The demand for enzymes which possess high catalytic activity and adaptation to as many extreme conditions as possible from a commercial and biotechnological perspective is growing., This is due to the fact that current biotechnological applications of many enzymes are still constrained by their low activity, low stability or high cost. To solve that problem, one way is to mine new enzymes from natural sources with high activity, high stability and/or unusual specificity, as well as multiple extremophilic properties, such as thermophilic, psychrophilic, acidophilic, basophilic, and halophilic properties.

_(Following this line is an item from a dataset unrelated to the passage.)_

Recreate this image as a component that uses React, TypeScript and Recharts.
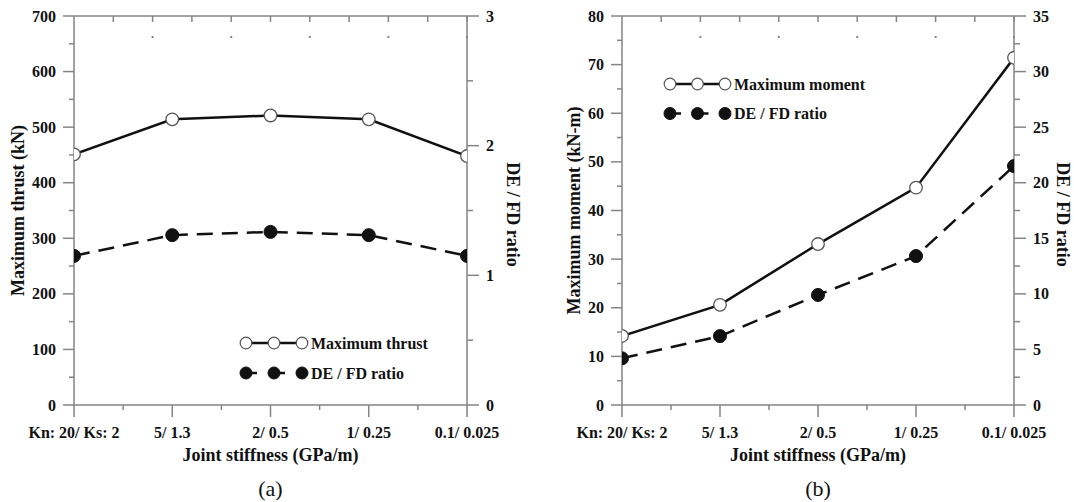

It is noteworthy that not all of extremophilic enzymes are isolated from extreme environments. Protein engineering is another method that is expected to improve the enzymatic properties for their biotechnological application. Adaptation mechanisms for various extreme conditions of enzymes should be revealed before guiding protein engineering.
The goal of this Research Topic is to explore the breadth and depth of this growing research and development area, and to reach a deeper understanding of the field on the basis of:
(1) showing enzymes which possess high activity and stability to extreme conditions, especially multiple extreme conditions;
(2) elucidating adaptation mechanisms of enzymes for not only one extreme condition but also multiple extreme conditions;
(3) presenting successful mining and designing of extremophilic enzymes on the basis of bioinformatics.
This Research Topic will focus especially, but not only, on the following sub-topics:
- screening novel extremophilic enzymes from various environments.
- screening novel extremophilic enzymes on the basis of directed evolution.
- elucidating molecular mechanisms for adaptations to extremophilic conditions.
- mining novel extremophilic enzymes from GenBank and other databases on the basis of bioinformatic analysis.
- designing novel extremophilic enzymes for industrial applications.
- production of novel extremophilic enzymes for industrial applications.
- purification and characterization of novel extremophilic enzymes
Articles focusing merely on screening or mining without further enzyme characterisation will be considered out of scope.
Quality manuscripts exploring all aspects of “Mining, Designing, Mechanisms and Applications of Extremophilic Enzymes” will be considered such as Original Research, Reviews and Mini Reviews.